Navigating Fuel Control Without Breaking Progress
Fuel Control is not a sprint zone, regardless of build. Whether solo or squad, enter the correct section, pause briefly, and let the objective flag register before moving on. This is especially important for high-mobility players who can accidentally skip triggers by moving too fast.
If you’re unsure whether it counted, don’t gamble. Finish the raid, extract, and redeploy rather than pushing to Arrival Building on a broken chain. It’s slower, but it prevents the silent failure that bricks the quest step.
Safe Extraction: Locking in Progress Without Throwing the Raid
Once the decrypt completes, the mission changes completely. You are no longer an objective runner—you’re an extraction asset. Rotate away from obvious paths, avoid high-traffic extracts, and let other players leave first if possible.

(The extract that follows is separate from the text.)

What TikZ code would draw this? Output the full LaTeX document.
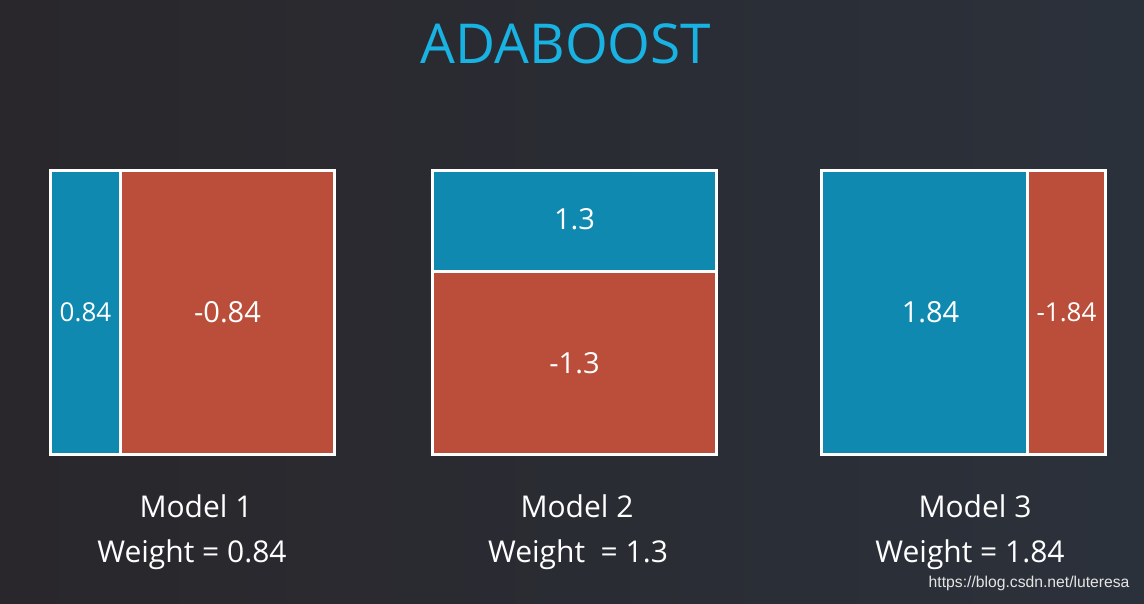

Use terrain, elevation, and patience to your advantage. Call the extract only when the area is quiet, and be ready to disengage rather than defend it at all costs. Deciphering the Data doesn’t reward hero plays; it rewards restraint.
The final rule is simple: if something goes wrong, extract anyway. Progress only becomes real back in the lobby, and no piece of loot is worth resetting this quest. Arc Raiders is at its best when you respect its systems—and this objective is a perfect test of that mindset.